Wednesday, March 30, 2011

Concepts and Survey Results

I'm thinking about a point that Ernie Sosa has made in response to survey-based experimental philosophy challenges. As we all know, some critics have argued that certain experimental results challenge traditional armchair philosophy. In particular, for example, Weinberg, Nichols, and Stich found that there seemed to be a systematic divergence of epistemic intuitions depending upon the ethnic background of the subjects studied: students of East Asian descent were more likely than students of European descent to, for instance, describe Gettier cases as cases of knowledge.

Here's a line that Ernie has pressed a few times now:
And the disagreement may now perhaps be explained in a way that casts no doubt on intuition as a source of epistemic justification or even knowledge. Why not explain the disagreement as merely verbal? Why not say that across the divide we find somewhat different concepts picked out by terminology that is either ambiguous or at least contextually divergent? On the EA side, the more valuable status that a belief might attain is one that necessarily involves communitarian factors of one or another sort, factors that are absent or minimized in the status picked out by Ws as necessary for “knowledge.” If there is such divergence in meaning as we cross the relevant divides, then once again we fail to have disagreement on the very same propositions. In saying that the subject does not know, the EAs are saying something about lack of some relevant communitarian status. In saying that the subject does know, the Ws are not denying that; they are simply focusing on a different status, one that they regard as desirable even if it does not meet the high communitarian requirements important to the EAs. So again we avoid any real disagreement on the very same propositions. The proposition affirmed by the EAs as intuitively true is not the very same as the proposition denied by the Ws as intuitively false.

(That's quoted from his contribution to the recent Stich and His Critics volume.)

As I'd understand it, the core suggestion here is this: maybe there's no real disagreement here; some group of subjects say that such and such 'is a case of knowledge,' while philosophers and other subjects say that such and such is not a case of knowledge, and there's no genuine disagreement, because the former subjects don't mean knowledge by 'knowledge'.

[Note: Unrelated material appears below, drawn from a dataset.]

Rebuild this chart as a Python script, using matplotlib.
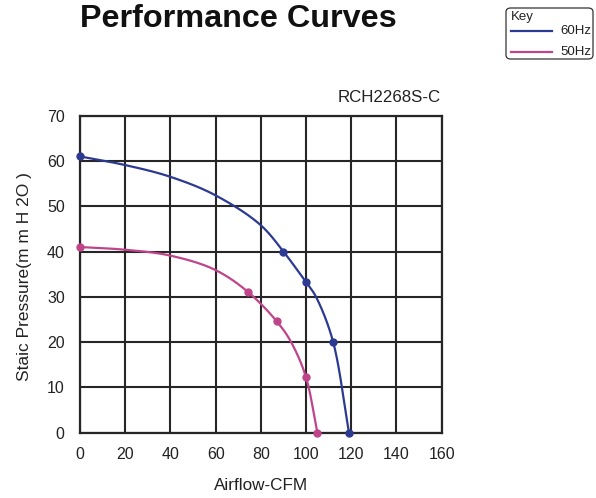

So here's my question. (One question, anyway. I have a few more.) What does any of this have to do with concepts? As I understand it, it's a question about meaning and reference: what does the word 'knowledge' refer to in a given subject's mouth? One can run a little detour through concepts if one wants: word meanings are concepts; the concepts are different; so the word is ambiguous. But what, if anything, does this 'conceptual ascent' contribute? I rather suspect that it does more to distract than to help. Steve Stich's response to Sosa emphasizes concepts in a way that looks to me largely irrelevant:
There is a vast literature on concepts in philosophy and in psychology (Margolis and Laurence 1999; Murphy 2002; Machery forthcoming), and the question of how to individuate concepts is one of the most hotly debated issues in that literature. While it is widely agreed that for two concept tokens to be of the same type they must have the same content, there is a wide diversity of views on what is required for this condition to be met. On some theories, the sort of covert ambiguity that Sosa is betting on can be expected to be fairly common, while on others covert ambiguity is much harder to generate. For Fodor, for example, the fact that an East Asian pays more attention to communitarian factors while a Westerner emphasizes individualistic factors in applying the term ‘knowledge’ would be no reason at all to think that the concepts linked to their use of the term ‘knowledge’ have different contents (Fodor 1998).

But Fodor's theory of concepts is not a theory of word meanings. What bearing does it have on whether there might be an Asian-American idiolect in which 'knowledge' means something other than knowledge? (I do mean this as a serious question; I'm less fluent in Fodor than I'd like.)

To my mind, the sort of view that Ernie needs to be worrying about is not Fodor's but Burge's. More on that in a future post, I think. For now, just this question: is anything usefully gained by thinking about Sosa's suggestion here in terms of concepts?